Eigenlijk is na jaren van onderzoek nog steeds niet helemaal duidelijk waarom iemand niet uit z’n woorden komt. Wel wijzen die onderzoek in de richting van een storing in de hersenen. Daarbij gaat het dan om een storing in de linkerhersenhelft. Daar wordt namelijk de spraak van mensen geregeld. Op hersenscans is inzichtelijk gemaakt dat mensen die stotteren op bepaalde plekken in die linker hersenhelft minder activiteit hebben dan mensen die geen moeite hebben met het uitspreken van zinnen en woorden. Mensen die stotteren compenseren dat waarschijnlijk door meer hun rechterhersenhelft in te schakelen. Maar dat belemmert dan weer de informatieoverdracht tussen de hersendelen die woorden en zinnen vormen. (Het gebied van Broca) en de delen die de mond en de tong aansturen om de bijbehorende klanken te maken (motorische cortex). Dit houdt in dat het spreken moeizaam gaat, althans het gemakkelijke spreken.

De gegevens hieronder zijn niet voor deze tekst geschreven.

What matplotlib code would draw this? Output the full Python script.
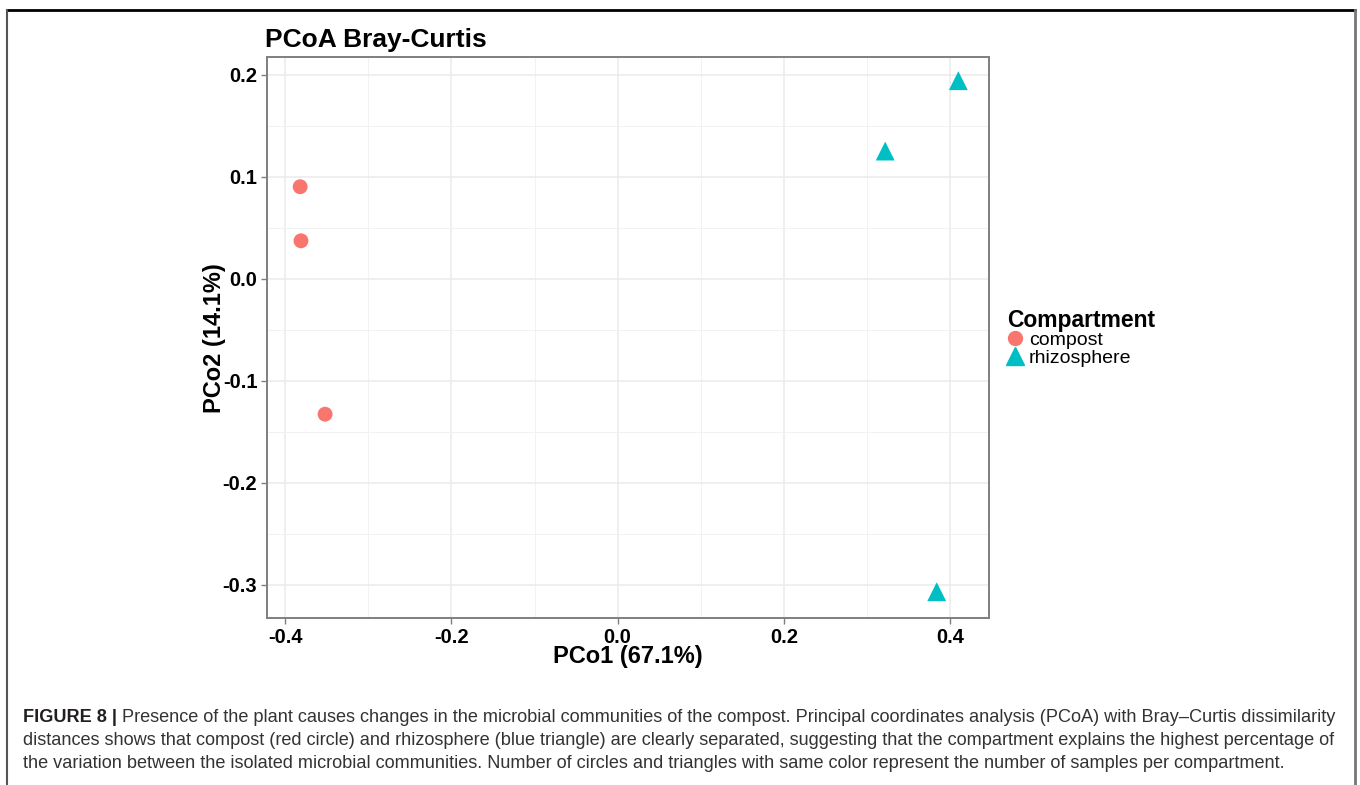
import matplotlib
matplotlib.use("Agg")
import matplotlib.pyplot as plt
from matplotlib.lines import Line2D

plt.rcParams['font.family'] = ['Liberation Sans', 'DejaVu Sans']

# ---- data ----
compost_x = [-0.382, -0.381, -0.352]
compost_y = [0.090, 0.037, -0.133]
rhizo_x = [0.410, 0.322, 0.384]
rhizo_y = [0.194, 0.125, -0.307]
groups = ["compost", "rhizosphere"]
xticks = [-0.4, -0.2, 0.0, 0.2, 0.4]
yticks = [-0.3, -0.2, -0.1, 0.0, 0.1, 0.2]
title = "PCoA Bray-Curtis"
xlabel = "PCo1 (67.1%)"
ylabel = "PCo2 (14.1%)"
legend_title = "Compartment"
cap_bold = "FIGURE 8 | "
cap_lines = [
    "Presence of the plant causes changes in the microbial communities of the compost. Principal coordinates analysis (PCoA) with Bray\u2013Curtis dissimilarity",
    "distances shows that compost (red circle) and rhizosphere (blue triangle) are clearly separated, suggesting that the compartment explains the highest percentage of",
    "the variation between the isolated microbial communities. Number of circles and triangles with same color represent the number of samples per compartment.",
]

W, H = 1360, 785
fig = plt.figure(figsize=(W / 100, H / 100), dpi=100)

def fx(px):
    return px / W

def fy(py):
    return 1 - py / H

L, R, T, B = 267, 989, 57, 618
ax = fig.add_axes([fx(L), fy(B), (R - L) / W, (B - T) / H])
ax.set_xlim(-0.4219, 0.4469)
ax.set_ylim(-0.3328, 0.2172)
ax.set_xticks(xticks)
ax.set_yticks(yticks)
ax.set_xticklabels([f"{v:.1f}" for v in xticks])
ax.set_yticklabels([f"{v:.1f}" for v in yticks])
ax.set_xticks([-0.3, -0.1, 0.1, 0.3], minor=True)
ax.set_yticks([-0.25, -0.15, -0.05, 0.05, 0.15], minor=True)
ax.grid(True, which='major', color='#EBEBEB', linewidth=1.1, zorder=0)
ax.grid(True, which='minor', color='#F2F2F2', linewidth=0.7, zorder=0)
ax.tick_params(which='minor', length=0)
ax.tick_params(which='major', length=4, width=1, color='#7F7F7F', pad=3,
               labelsize=14.5, labelcolor='black')
for lab in ax.get_xticklabels() + ax.get_yticklabels():
    lab.set_fontweight('bold')
for s in ax.spines.values():
    s.set_color('#7F7F7F')
    s.set_linewidth(1.4)
ax.set_axisbelow(True)

ax.scatter(compost_x, compost_y, s=115, marker='o', color='#F8766D',
           edgecolors='none', zorder=3, label=groups[0])
ax.scatter(rhizo_x, rhizo_y, s=185, marker='^', color='#00BFC4',
           edgecolors='none', zorder=3, label=groups[1])

fig.text(fx(265), fy(40), title, fontsize=19, fontweight='bold',
         ha='left', va='center')
fig.text(fx(628), fy(656), xlabel, fontsize=17, fontweight='bold',
         ha='center', va='center')
fig.text(fx(214), fy(338), ylabel, fontsize=17, fontweight='bold',
         ha='center', va='center', rotation=90)

handles = [Line2D([], [], marker='o', color='#F8766D', linestyle='none', markersize=10),
           Line2D([], [], marker='^', color='#00BFC4', linestyle='none', markersize=12.5)]
leg = fig.legend(handles, groups, loc='upper left',
                 bbox_to_anchor=(fx(994), fy(295)), frameon=False,
                 title=legend_title, fontsize=14, handlelength=0.8,
                 handletextpad=0.3, labelspacing=0.0, borderpad=0.2,
                 alignment='left')
leg.get_title().set_fontweight('bold')
leg.get_title().set_fontsize(16.5)

# frame around figure
fig.add_artist(Line2D([fx(7), fx(1355)], [fy(10), fy(10)], color='black', linewidth=2.0))
fig.add_artist(Line2D([fx(7), fx(7)], [fy(10), fy(800)], color='#555555', linewidth=1.5))
fig.add_artist(Line2D([fx(1355), fx(1355)], [fy(10), fy(800)], color='#777777', linewidth=2.0))

# caption
capsize = 13.1
cap_y = [722, 745, 768]
renderer = fig.canvas.get_renderer()
tb = fig.text(fx(23), fy(cap_y[0]), cap_bold, fontsize=capsize, fontweight='bold',
              color='#231F20', ha='left', va='baseline')
bb = tb.get_window_extent(renderer=renderer)
fig.text(bb.x1 / W, fy(cap_y[0]), cap_lines[0], fontsize=capsize,
         color='#333333', ha='left', va='baseline')
for i in (1, 2):
    fig.text(fx(23), fy(cap_y[i]), cap_lines[i], fontsize=capsize,
             color='#333333', ha='left', va='baseline')

fig.savefig("out.png", dpi=100)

Andere factoren die stotteren beïnvloeden
Naast de invloed van de hersenen lijken er ook andere zaken te zijn die het stotteren bevorderen. Vooral in situaties waarin mensen zich redelijk relaxt voelen is het stotteren minder. Lange moeilijke zinnen uitspreken is voor stotteraars een stressvolle situatie. Kortere zinnen uit moeten spreken gaat gemakkelijker en dat lukt dan ook eerder dan de moeilijke zinnen. Ook stress door bijvoorbeeld een onbekende situatie kan het stotteren bevorderen. Bij sommige mensen lijkt stotteren ook een onbewuste manier om dingen niet te hoeven zeggen. Mensen die het moeilijk vinden om voor hun eigen mening uit te komen bijvoorbeeld, gaan vaak stotteren als ze dat toch moeten gaan doen.

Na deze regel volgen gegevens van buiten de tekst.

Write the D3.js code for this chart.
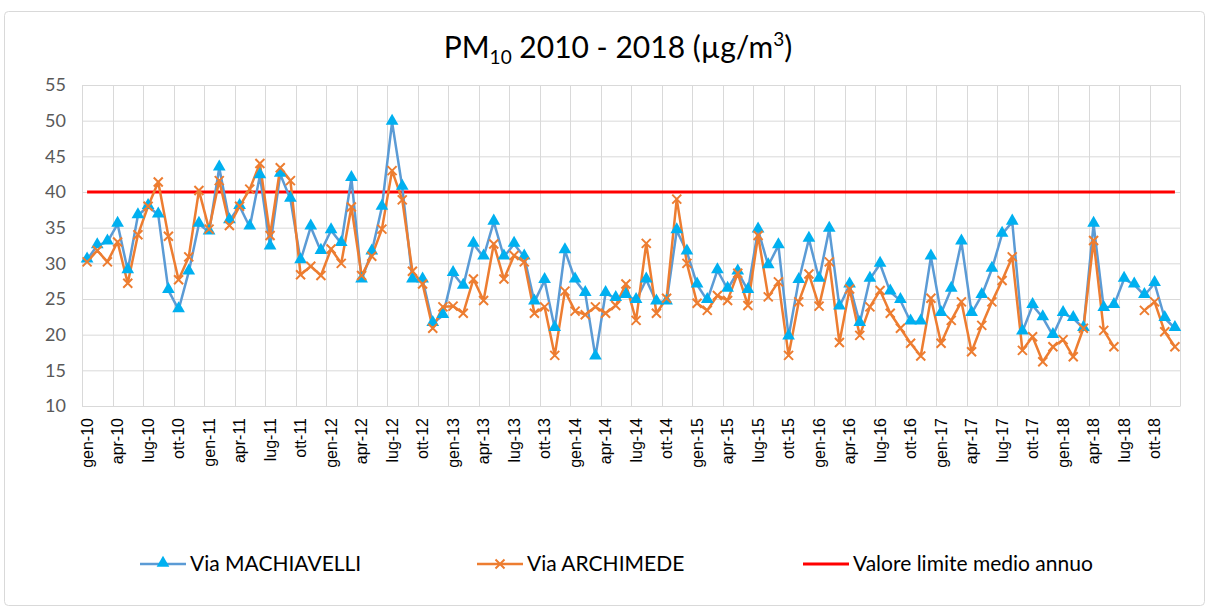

Methoden om altijd van het stotteren af te komen: ze zijn er niet
Er zijn heel veel methoden om mensen van het stotteren af te krijgen. Kinderen worden vaak naar de logopedist gestuurd en dat levert vaak hele goede resultaten op. Maar bij volwassenen die blijven stotteren ligt dat een stuk moeilijker. Vaak zijn ze direct na een therapie heel goed in staat om zonder te haperen volle moeilijke zinnen uit te spreken, maar verdwijnt die vaardigheid na een tijdje weer. Veel therapieën zijn spreektechnieken, waarbij de nadruk ondermeer ligt op een juiste en rustige ademhaling. Maar bij personen waarbij het probleem eigenlijk dieper ligt, werken die therapieën vaak niet. Als het probleem is dat iemand eigenlijk niet durft te zeggen dat hij eigenlijk wel wil zeggen, zou aan dat onderliggende probleem gewerkt moeten worden.

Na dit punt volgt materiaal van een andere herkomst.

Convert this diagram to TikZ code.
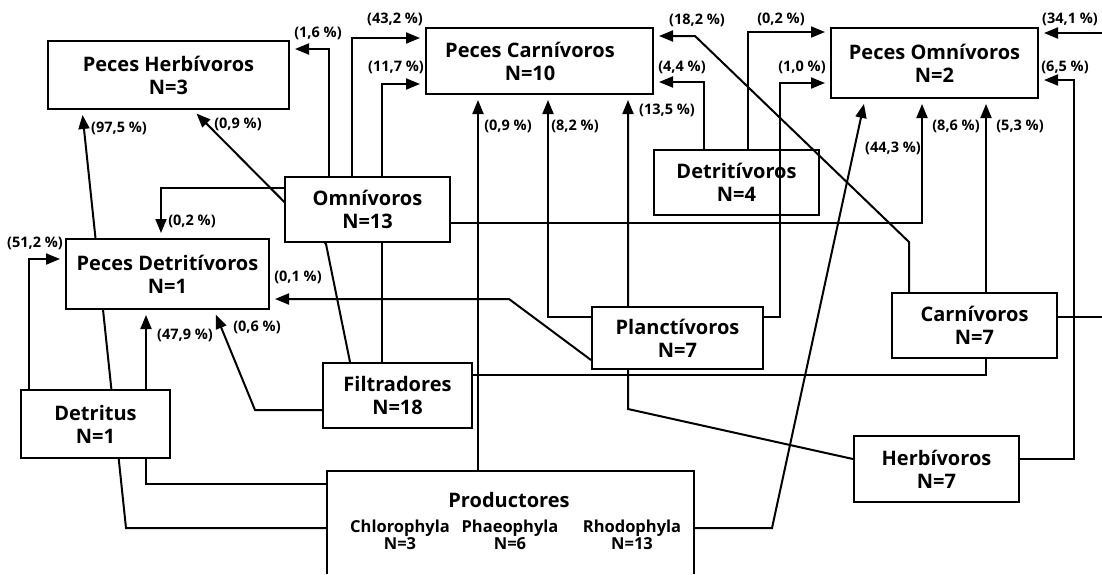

Zingen gaat wel, praten niet
Veel mensen die stotteren hebben overigens bijna nooit problemen met zingen. Als ze woorden moeten uitspreken gaat het verkeerd, maar liedjes zingen ze als geen ander en helemaal vloeiend. Een goed voorbeeld daarvan is bijvoorbeeld Frans Bauer.
Stottertherapie
Er zijn heel veel soorten stottertherapie.
- Logopedisten die soms ook nog een specialisatie tot stottertherapeut hebben gevolgd bieden de mogelijkheid vloeiend te gaan praten, maar er zijn ook veel alternatieve therapieën te volgen. Bekende alternatieve methoden zijn:
- Del Ferro-methode (traint de middenrifspier waardoor de luchtstroom vloeiender langs de stembanden gaat)
- Hausdörfer-methode (legt de nadruk op het wegnemen van spreekangst en besteedt heel bewust geen aandacht aan de ademhaling).
- Een therapie moet bij iemand passen, maar ook bij diens problemen. Iemand die vloeiender wil leren praten, kan het beste een methode zoeken die daarbij aansluit. Mensen die van hun spreekangst af willen, zijn soms zelfs beter af bij een psycholoog.
Na de stottertherapie: blijven oefenen om niet weer te gaan stotteren
Stottertherapie is geen garantie dat mensen nooit meer gaan stotteren. Het blijft als het ware een zwakke plek die altijd de kop weer opsteekt in moeilijke situaties. Bovendien kan de aandoening eigenlijk niet genezen worden. Zeker niet door een techniek te leren die de spraak kan veranderen. Dat komt ook omdat iemand die stottert altijd zal moeten blijven oefenen wat er is geleerd. In het dagelijkse leven (waarbij toch ook vaak stress om de hoek komt kijken) is dat vaak heel moeilijk vol te houden.